To the extent that transfer pricing may exist and impact on Ireland's international trade balance, its effect is essentially removed in the current account of the balance of payments through the repatriation of profits, as well as royalty, dividend and interest outflows.

Indications from the annual Census of Industrial Production are that 70 per cent-80 per cent of manufactured exports are accounted for by foreign-owned companies.

Will the Minister agree that the practice of transfer pricing requires closer scrutiny and, if so, what steps does he propose to take to deal with the matter?

As I stated, the level of transfer pricing has been reduced considerably through policing, vigilance and international co-operation. The move from export sales relief to a 10 per cent rate of tax is a further deterrent. In recent years most capital exporting countries have tightened up their policing arrangements, are more vigilant and have put more punitive sanctions in place. There is a considerable level of vigilance in this area.

Will the Minister give the figures in monetary terms and indicate the level of dependency on foreign companies in the United Kingdom and other EU countries?

I do not have the figures but all the indications are that the level of transfer pricing has diminished considerably. Two of the deterrents are increased vigilance and the 10 per cent tax rate. There is less likelihood of transfer pricing now.

I am seeking elementary information on export figures. Will the Minister investigate the matter further and come back to me on it?

All the indications are that there are few distortions in terms of our export figures. The trade figures are accurate to within a precision decimal point, so to speak, and the degree of transfer pricing is minimal.

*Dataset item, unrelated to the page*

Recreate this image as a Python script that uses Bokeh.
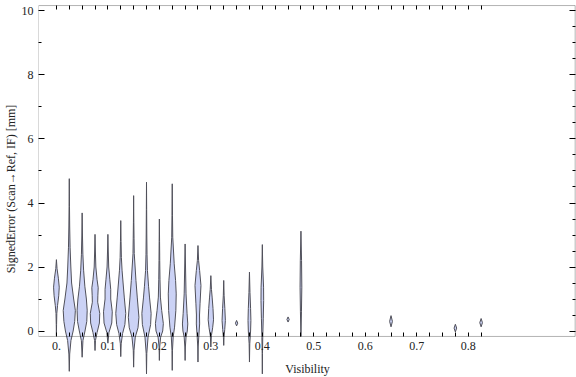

The Minister has not answered my question. I have asked for figures but unfortunately the Minister has not given them to me. Will he pursue this matter and come back to me with accurate information, particularly on the monetary aspect?

I do not have the figures but I will ask the Department if a mechanism can be put in place.

Given the substantial State funding allocated to multinationals which set up here, will the Minister agree that there is a need for more vigilance in this area than that set out in his reply?

I am not trying to conceal the complexity of the issue. The objective of people engaged in this activity is to maximise the global distribution of their profits to minimise the overall company tax bill. This was the practice but all the evidence is that it no longer exists to any great extent. There are deterrents. In addition, the authorities both here and on the international stage are rigorously policing their respective domestic arrangements to ensure it is kept to the minimum.

I take the Deputy's point about the multinationals, but we have to acknowledge the contribution they have made to the economy. There is not a solitary county in the country which does not have a multinational. I can list seven or eight in my own county. One should not begrudge them the grant aid they have been given in view of the substantial number of jobs created.

To take up the final point made by the Minister of State, as a Cork Deputy, there is no one who recognises the contribution the multinationals have made more than I do — the more we have the better — but I am also conscious of the contribution indigenous industries have made. We tend to lose sight of this when projecting annual export figures.

The Deputy is making a speech.

It is unsatisfactory that information is not available——

This is not the time for speech-making.

The Minister of State said there is not much evidence of transfer pricing. How does he explain the gap between GNP and GDP which in the Irish economy is £5 billion annually or 14 per cent? The norm within the OECD is 4 per cent. Has the study group considering this issue within the Taoiseach's Department completed its report?

We are going into some detail worthy of separate questions.

If export values are overstated, profits should be inflated by an equal amount, which would increase the value of GDP. Since the companies that may engage in transfer pricing tend to be foreign owned most of the higher profits would be remitted abroad and netted out in arriving at the figure for GNP, in other words, the income accruing to residents. Thus, any impact of transfer pricing would be removed in the calculation of GNP.

It is my information that there is an interim report, the details of which I will communicate to the Deputy in due course.